## START SUPPLIED DATA
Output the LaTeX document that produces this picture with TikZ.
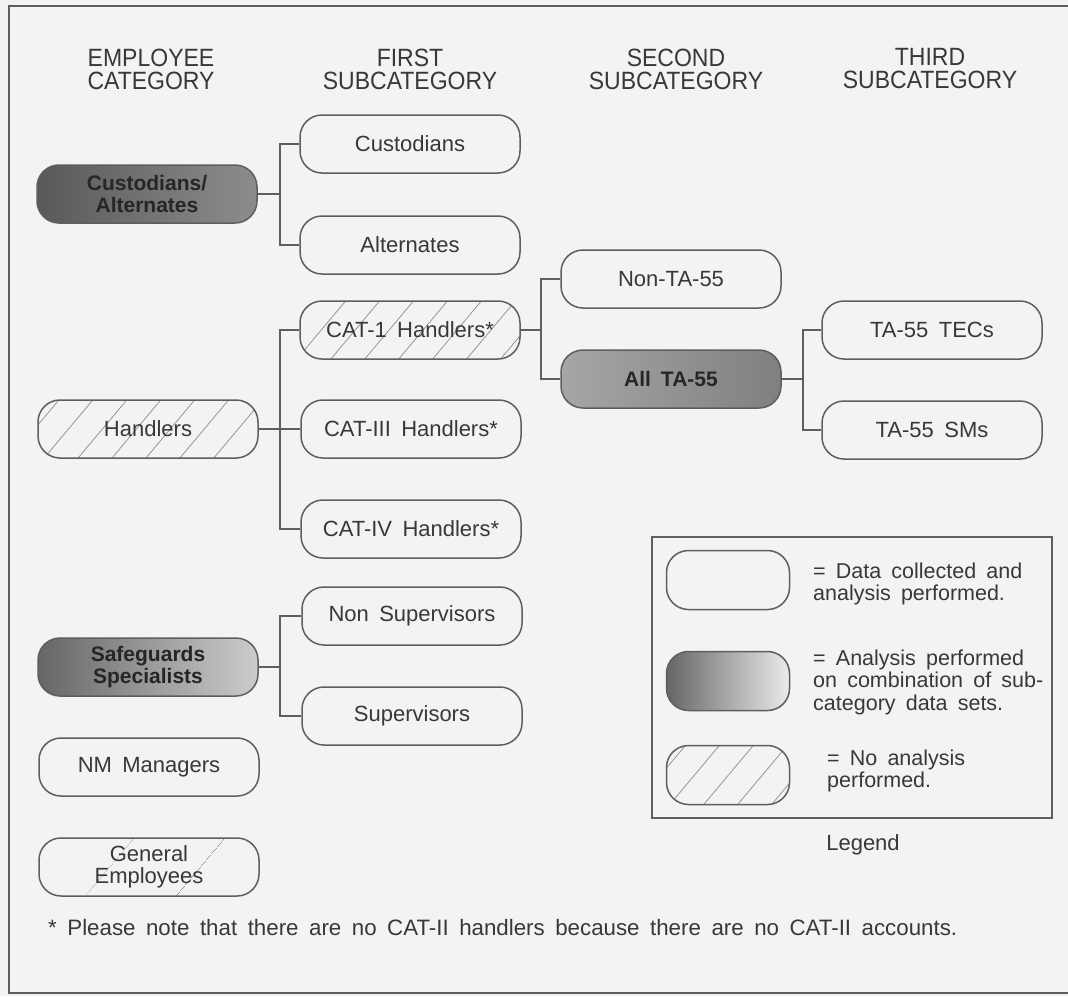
\documentclass[tikz,border=0pt]{standalone}
\usepackage{fontspec}
\setmainfont{Liberation Sans}[WordSpace=1.7]
\newfontfamily\hdrfont{Liberation Sans}[FakeStretch=0.92]
\usetikzlibrary{patterns.meta}
\definecolor{bg}{HTML}{F3F3F3}
\definecolor{ln}{HTML}{5E5E5E}
\definecolor{tx}{HTML}{383838}
\begin{document}
\begin{tikzpicture}[x=1pt,y=-1pt,
 box/.style={draw=ln, line width=1.5pt, rounded corners=22pt, minimum height=58pt, minimum width=220pt, align=center, text=tx, font=\fontsize{22}{22}\selectfont, inner sep=0pt},
 combo/.style={box, left color=black!60, right color=black!30, text=black!85, font=\fontsize{21}{22}\selectfont\bfseries},
 hatch/.style={box, pattern={Lines[angle=50,distance=26pt,line width=0.7pt]}, pattern color=black!45},
 lighthatch/.style={box, pattern={Lines[angle=50,distance=70pt,line width=0.6pt]}, pattern color=black!40},
 conn/.style={draw=ln, line width=1.5pt},
 frame/.style={draw=ln, line width=1.5pt},
 hdr/.style={align=center, text=tx, font=\hdrfont\fontsize{25}{23}\selectfont},
 lgtext/.style={align=left, anchor=west, text=tx, font=\fontsize{21.5}{22.5}\selectfont, inner sep=0pt}
]
\fill[bg] (0,0) rectangle (1068,996);
\useasboundingbox (0,0) rectangle (1068,996);
\draw[frame] (1068,6) -- (9,6) -- (9,993) -- (1068,993);

% headers
\node[hdr] (h1) at (151,69) {EMPLOYEE\\CATEGORY};
\node[hdr] (h2) at (410,69) {FIRST\\SUBCATEGORY};
\node[hdr] (h3) at (676,69) {SECOND\\SUBCATEGORY};
\node[hdr] (h4) at (930,69) {THIRD\\SUBCATEGORY};

% nodes
\node[combo, left color=black!65, right color=black!45] (ca) at (147,194) {Custodians/\\Alternates};
\node[box] (cust) at (410,144) {Custodians};
\node[box] (alt) at (410,245) {Alternates};
\node[hatch] (hand) at (148,429) {Handlers};
\node[hatch] (cat1) at (410,330) {CAT-1 Handlers*};
\node[box] (cat3) at (411,429) {CAT-III Handlers*};
\node[box] (cat4) at (411,529) {CAT-IV Handlers*};
\node[box] (nta) at (671,279) {Non-TA-55};
\node[combo, left color=black!35, right color=black!50] (ata) at (671,379) {All TA-55};
\node[box] (tec) at (932,330) {TA-55 TECs};
\node[box] (sm) at (932,430) {TA-55 SMs};
\node[combo, left color=black!60, right color=black!20] (sg) at (148,667) {Safeguards\\Specialists};
\node[box] (nsup) at (412,616) {Non Supervisors};
\node[box] (sup) at (412,716) {Supervisors};
\node[box] (nm) at (149,767) {NM Managers};
\node[lighthatch] (gen) at (149,867) {General\\Employees};

% connectors
\coordinate (j1) at (280,194);
\coordinate (j2) at (280,429);
\coordinate (j3) at (541,330);
\coordinate (j4) at (803,379);
\coordinate (j5) at (280,667);
\draw[conn] (ca.east) -- (j1);
\draw[conn] (cust.west) -- (cust.west -| j1) -- (alt.west -| j1) -- (alt.west);
\draw[conn] (hand.east) -- (cat3.west);
\draw[conn] (cat1.west) -- (cat1.west -| j2) -- (cat4.west -| j2) -- (cat4.west);
\draw[conn] (cat1.east) -- (j3);
\draw[conn] (nta.west) -- (nta.west -| j3) -- (ata.west -| j3) -- (ata.west);
\draw[conn] (ata.east) -- (j4);
\draw[conn] (tec.west) -- (tec.west -| j4) -- (sm.west -| j4) -- (sm.west);
\draw[conn] (sg.east) -- (j5);
\draw[conn] (nsup.west) -- (nsup.west -| j5) -- (sup.west -| j5) -- (sup.west);

% legend
\draw[frame] (652,537) rectangle (1052,818);
\node[box, minimum width=123pt, minimum height=59pt] (l1) at (728,580) {};
\node[combo, minimum width=123pt, minimum height=59pt, left color=black!60, right color=black!8] (l2) at (728,681) {};
\node[hatch, minimum width=123pt, minimum height=59pt] (l3) at (728,775) {};
\node[lgtext] (t1) at (813,584) {= Data collected and\\analysis performed.};
\node[lgtext] (t2) at (813,682) {= Analysis performed\\on combination of sub-\\category data sets.};
\node[lgtext] (t3) at (827,771) {= No analysis\\performed.};
\node[text=tx, font=\fontsize{22}{22}\selectfont] (lg) at (863,845) {Legend};

% footnote
\node[lgtext, font=\fontsize{22.3}{22}\selectfont] (fn) at (48,928) {* Please note that there are no CAT-II handlers because there are no CAT-II accounts.};
\end{tikzpicture}
\end{document}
## END SUPPLIED DATA
== WHAT YOU SHOULD DO ==
Up to and including the line containing "(h4) at (930,69)", repeat every line from the start of the data, but none of the pictures.

== RESPONSE ==
Output the LaTeX document that produces this picture with TikZ.
\documentclass[tikz,border=0pt]{standalone}
\usepackage{fontspec}
\setmainfont{Liberation Sans}[WordSpace=1.7]
\newfontfamily\hdrfont{Liberation Sans}[FakeStretch=0.92]
\usetikzlibrary{patterns.meta}
\definecolor{bg}{HTML}{F3F3F3}
\definecolor{ln}{HTML}{5E5E5E}
\definecolor{tx}{HTML}{383838}
\begin{document}
\begin{tikzpicture}[x=1pt,y=-1pt,
 box/.style={draw=ln, line width=1.5pt, rounded corners=22pt, minimum height=58pt, minimum width=220pt, align=center, text=tx, font=\fontsize{22}{22}\selectfont, inner sep=0pt},
 combo/.style={box, left color=black!60, right color=black!30, text=black!85, font=\fontsize{21}{22}\selectfont\bfseries},
 hatch/.style={box, pattern={Lines[angle=50,distance=26pt,line width=0.7pt]}, pattern color=black!45},
 lighthatch/.style={box, pattern={Lines[angle=50,distance=70pt,line width=0.6pt]}, pattern color=black!40},
 conn/.style={draw=ln, line width=1.5pt},
 frame/.style={draw=ln, line width=1.5pt},
 hdr/.style={align=center, text=tx, font=\hdrfont\fontsize{25}{23}\selectfont},
 lgtext/.style={align=left, anchor=west, text=tx, font=\fontsize{21.5}{22.5}\selectfont, inner sep=0pt}
]
\fill[bg] (0,0) rectangle (1068,996);
\useasboundingbox (0,0) rectangle (1068,996);
\draw[frame] (1068,6) -- (9,6) -- (9,993) -- (1068,993);

% headers
\node[hdr] (h1) at (151,69) {EMPLOYEE\\CATEGORY};
\node[hdr] (h2) at (410,69) {FIRST\\SUBCATEGORY};
\node[hdr] (h3) at (676,69) {SECOND\\SUBCATEGORY};
\node[hdr] (h4) at (930,69) {THIRD\\SUBCATEGORY};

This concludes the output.